Task requirements:
Retype word for word the first line of the listing and each line after it up to the line with "const rightTitle = 'Температура °С';", with the pictures taken out.

--- START Provided data ---

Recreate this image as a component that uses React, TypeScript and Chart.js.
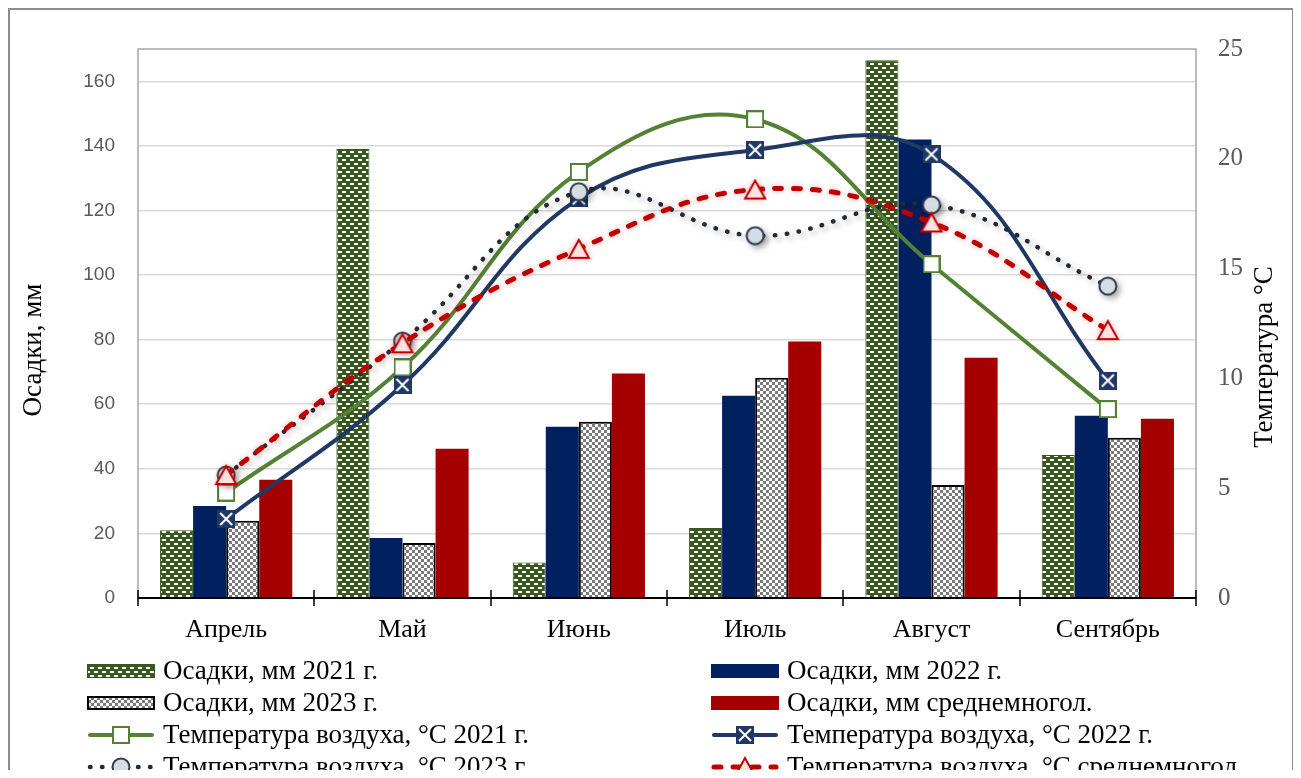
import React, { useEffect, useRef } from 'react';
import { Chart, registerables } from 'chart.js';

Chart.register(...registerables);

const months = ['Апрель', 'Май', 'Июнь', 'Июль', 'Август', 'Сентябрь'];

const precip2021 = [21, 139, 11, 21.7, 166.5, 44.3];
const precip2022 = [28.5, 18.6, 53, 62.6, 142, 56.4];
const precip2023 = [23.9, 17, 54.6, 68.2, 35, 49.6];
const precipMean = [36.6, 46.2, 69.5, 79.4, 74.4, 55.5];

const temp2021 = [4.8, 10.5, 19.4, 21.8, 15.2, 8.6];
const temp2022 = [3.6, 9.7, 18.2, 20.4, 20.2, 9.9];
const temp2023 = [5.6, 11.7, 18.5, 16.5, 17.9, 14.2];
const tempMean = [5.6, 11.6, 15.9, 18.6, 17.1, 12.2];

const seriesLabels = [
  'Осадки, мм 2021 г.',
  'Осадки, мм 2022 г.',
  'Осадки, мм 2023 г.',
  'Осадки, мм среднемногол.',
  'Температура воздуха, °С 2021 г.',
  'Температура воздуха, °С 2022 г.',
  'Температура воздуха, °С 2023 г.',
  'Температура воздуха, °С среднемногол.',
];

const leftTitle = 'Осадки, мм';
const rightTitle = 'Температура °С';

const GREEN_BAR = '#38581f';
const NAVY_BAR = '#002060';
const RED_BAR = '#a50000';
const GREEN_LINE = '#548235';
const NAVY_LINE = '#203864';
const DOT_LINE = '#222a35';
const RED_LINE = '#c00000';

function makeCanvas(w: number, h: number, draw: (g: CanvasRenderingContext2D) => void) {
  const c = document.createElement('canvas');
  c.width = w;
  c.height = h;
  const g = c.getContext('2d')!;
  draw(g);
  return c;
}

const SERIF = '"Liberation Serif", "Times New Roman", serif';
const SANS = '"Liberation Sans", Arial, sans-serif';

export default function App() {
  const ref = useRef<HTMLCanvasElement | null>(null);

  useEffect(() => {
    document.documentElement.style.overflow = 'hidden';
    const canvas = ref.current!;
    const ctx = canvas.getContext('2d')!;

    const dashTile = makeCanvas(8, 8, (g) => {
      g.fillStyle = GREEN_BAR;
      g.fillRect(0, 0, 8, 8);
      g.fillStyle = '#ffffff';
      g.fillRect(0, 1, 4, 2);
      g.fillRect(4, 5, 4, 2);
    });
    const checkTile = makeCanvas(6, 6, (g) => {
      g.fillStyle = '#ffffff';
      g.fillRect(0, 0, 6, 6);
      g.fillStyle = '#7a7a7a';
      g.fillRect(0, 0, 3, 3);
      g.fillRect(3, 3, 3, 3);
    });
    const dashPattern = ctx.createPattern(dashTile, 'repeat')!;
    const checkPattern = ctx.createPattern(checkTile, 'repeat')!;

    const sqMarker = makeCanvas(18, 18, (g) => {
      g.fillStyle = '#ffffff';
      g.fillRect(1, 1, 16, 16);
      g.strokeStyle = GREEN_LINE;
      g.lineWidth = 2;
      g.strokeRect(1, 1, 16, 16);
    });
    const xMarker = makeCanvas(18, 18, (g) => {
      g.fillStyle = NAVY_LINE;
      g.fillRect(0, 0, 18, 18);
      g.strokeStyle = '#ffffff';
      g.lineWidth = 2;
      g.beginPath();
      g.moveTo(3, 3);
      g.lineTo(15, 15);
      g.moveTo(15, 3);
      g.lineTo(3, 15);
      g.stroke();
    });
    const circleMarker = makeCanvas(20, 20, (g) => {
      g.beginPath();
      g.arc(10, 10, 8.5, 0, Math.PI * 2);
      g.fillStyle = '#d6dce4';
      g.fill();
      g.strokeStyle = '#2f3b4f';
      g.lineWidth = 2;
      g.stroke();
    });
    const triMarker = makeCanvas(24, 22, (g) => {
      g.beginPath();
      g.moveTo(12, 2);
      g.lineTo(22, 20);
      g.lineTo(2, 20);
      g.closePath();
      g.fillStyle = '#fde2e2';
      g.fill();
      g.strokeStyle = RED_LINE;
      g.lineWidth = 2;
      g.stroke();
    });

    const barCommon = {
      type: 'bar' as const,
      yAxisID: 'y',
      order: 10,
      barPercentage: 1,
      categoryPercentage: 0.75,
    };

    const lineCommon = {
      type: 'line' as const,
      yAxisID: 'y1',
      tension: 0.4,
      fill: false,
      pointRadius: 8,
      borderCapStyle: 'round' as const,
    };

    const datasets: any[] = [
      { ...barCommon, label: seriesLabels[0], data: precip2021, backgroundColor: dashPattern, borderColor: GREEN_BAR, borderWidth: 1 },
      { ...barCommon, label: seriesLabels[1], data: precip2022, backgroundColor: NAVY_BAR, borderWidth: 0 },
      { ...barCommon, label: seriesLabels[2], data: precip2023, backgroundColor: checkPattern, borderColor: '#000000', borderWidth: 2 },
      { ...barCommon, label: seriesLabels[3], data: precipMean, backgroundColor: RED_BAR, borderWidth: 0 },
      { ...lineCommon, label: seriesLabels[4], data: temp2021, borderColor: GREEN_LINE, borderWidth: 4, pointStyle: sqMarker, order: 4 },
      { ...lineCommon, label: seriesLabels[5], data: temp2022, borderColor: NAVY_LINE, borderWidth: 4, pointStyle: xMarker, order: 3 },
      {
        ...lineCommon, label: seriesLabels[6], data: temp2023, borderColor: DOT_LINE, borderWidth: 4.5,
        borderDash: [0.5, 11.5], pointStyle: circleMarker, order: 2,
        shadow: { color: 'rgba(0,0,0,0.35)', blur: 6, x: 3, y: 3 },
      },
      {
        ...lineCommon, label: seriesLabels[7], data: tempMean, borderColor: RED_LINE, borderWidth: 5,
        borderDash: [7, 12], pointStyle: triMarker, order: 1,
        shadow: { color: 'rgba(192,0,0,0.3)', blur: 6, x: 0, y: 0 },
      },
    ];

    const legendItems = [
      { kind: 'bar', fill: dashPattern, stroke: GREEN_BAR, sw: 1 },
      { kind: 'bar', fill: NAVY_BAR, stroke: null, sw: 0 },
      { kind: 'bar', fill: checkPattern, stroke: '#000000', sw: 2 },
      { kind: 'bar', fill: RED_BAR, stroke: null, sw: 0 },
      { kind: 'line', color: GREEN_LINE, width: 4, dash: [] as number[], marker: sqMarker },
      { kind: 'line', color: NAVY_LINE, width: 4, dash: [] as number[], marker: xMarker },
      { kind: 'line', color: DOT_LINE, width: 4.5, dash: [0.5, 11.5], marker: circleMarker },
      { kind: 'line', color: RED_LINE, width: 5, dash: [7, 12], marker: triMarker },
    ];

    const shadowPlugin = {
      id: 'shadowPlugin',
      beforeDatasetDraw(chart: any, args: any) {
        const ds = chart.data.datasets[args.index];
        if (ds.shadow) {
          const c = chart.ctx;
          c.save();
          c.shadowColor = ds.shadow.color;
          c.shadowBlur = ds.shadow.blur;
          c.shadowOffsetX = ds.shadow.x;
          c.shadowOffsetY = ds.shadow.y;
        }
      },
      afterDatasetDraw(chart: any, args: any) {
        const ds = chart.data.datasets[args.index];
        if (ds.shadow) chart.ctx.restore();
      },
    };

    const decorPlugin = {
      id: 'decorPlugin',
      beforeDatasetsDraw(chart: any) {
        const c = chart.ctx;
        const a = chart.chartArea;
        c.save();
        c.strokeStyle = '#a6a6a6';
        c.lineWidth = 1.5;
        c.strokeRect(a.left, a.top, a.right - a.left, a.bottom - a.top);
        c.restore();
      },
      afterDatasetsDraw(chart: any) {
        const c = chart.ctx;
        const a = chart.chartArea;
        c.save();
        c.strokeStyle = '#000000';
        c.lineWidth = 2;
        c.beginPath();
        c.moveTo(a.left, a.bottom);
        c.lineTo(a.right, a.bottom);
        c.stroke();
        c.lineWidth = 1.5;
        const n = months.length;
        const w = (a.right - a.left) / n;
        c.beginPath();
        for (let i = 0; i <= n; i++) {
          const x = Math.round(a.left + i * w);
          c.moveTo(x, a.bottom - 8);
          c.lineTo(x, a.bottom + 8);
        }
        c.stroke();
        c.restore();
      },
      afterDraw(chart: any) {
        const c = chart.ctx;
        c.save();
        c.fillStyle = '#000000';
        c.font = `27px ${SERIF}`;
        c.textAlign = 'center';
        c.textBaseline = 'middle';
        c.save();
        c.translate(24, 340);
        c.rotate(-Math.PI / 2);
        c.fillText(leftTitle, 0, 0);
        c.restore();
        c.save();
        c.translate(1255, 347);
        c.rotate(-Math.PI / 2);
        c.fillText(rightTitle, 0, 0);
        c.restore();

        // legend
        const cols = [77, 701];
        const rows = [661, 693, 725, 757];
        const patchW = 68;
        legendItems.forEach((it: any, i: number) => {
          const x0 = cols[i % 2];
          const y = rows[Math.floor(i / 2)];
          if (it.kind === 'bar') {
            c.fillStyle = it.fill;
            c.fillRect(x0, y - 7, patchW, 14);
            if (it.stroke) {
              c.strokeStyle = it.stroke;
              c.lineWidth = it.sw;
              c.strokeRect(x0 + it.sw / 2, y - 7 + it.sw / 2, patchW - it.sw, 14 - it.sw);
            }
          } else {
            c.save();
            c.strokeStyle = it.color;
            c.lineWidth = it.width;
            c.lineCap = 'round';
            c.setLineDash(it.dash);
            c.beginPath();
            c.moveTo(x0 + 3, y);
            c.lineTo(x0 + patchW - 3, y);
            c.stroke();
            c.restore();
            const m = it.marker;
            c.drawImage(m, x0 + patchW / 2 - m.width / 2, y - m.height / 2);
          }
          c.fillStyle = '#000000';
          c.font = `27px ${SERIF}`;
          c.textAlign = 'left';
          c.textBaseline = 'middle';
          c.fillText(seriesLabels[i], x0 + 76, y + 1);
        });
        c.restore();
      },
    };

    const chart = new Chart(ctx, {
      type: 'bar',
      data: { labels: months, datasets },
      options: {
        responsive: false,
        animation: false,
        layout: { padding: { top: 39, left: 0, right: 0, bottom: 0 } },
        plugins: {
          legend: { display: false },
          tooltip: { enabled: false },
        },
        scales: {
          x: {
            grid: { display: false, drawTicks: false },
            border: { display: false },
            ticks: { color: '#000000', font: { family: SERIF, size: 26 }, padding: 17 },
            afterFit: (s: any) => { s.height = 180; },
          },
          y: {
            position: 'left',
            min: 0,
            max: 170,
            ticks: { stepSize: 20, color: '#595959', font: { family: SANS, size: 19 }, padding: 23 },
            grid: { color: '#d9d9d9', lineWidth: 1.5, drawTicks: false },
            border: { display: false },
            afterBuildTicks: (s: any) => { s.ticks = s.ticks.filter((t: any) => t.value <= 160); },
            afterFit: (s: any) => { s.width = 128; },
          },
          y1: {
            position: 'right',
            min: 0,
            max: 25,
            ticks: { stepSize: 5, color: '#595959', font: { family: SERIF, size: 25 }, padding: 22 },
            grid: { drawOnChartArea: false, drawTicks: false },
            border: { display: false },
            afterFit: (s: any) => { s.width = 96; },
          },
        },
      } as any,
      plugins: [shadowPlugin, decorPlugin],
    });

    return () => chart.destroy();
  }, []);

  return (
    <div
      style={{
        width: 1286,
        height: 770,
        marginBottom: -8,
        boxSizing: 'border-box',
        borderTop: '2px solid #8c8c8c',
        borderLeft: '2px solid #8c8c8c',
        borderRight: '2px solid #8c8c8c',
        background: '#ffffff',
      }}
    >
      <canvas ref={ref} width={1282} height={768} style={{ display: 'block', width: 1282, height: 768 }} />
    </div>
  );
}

--- END Provided data ---

Response:
Recreate this image as a component that uses React, TypeScript and Chart.js.
import React, { useEffect, useRef } from 'react';
import { Chart, registerables } from 'chart.js';

Chart.register(...registerables);

const months = ['Апрель', 'Май', 'Июнь', 'Июль', 'Август', 'Сентябрь'];

const precip2021 = [21, 139, 11, 21.7, 166.5, 44.3];
const precip2022 = [28.5, 18.6, 53, 62.6, 142, 56.4];
const precip2023 = [23.9, 17, 54.6, 68.2, 35, 49.6];
const precipMean = [36.6, 46.2, 69.5, 79.4, 74.4, 55.5];

const temp2021 = [4.8, 10.5, 19.4, 21.8, 15.2, 8.6];
const temp2022 = [3.6, 9.7, 18.2, 20.4, 20.2, 9.9];
const temp2023 = [5.6, 11.7, 18.5, 16.5, 17.9, 14.2];
const tempMean = [5.6, 11.6, 15.9, 18.6, 17.1, 12.2];

const seriesLabels = [
  'Осадки, мм 2021 г.',
  'Осадки, мм 2022 г.',
  'Осадки, мм 2023 г.',
  'Осадки, мм среднемногол.',
  'Температура воздуха, °С 2021 г.',
  'Температура воздуха, °С 2022 г.',
  'Температура воздуха, °С 2023 г.',
  'Температура воздуха, °С среднемногол.',
];

const leftTitle = 'Осадки, мм';
const rightTitle = 'Температура °С';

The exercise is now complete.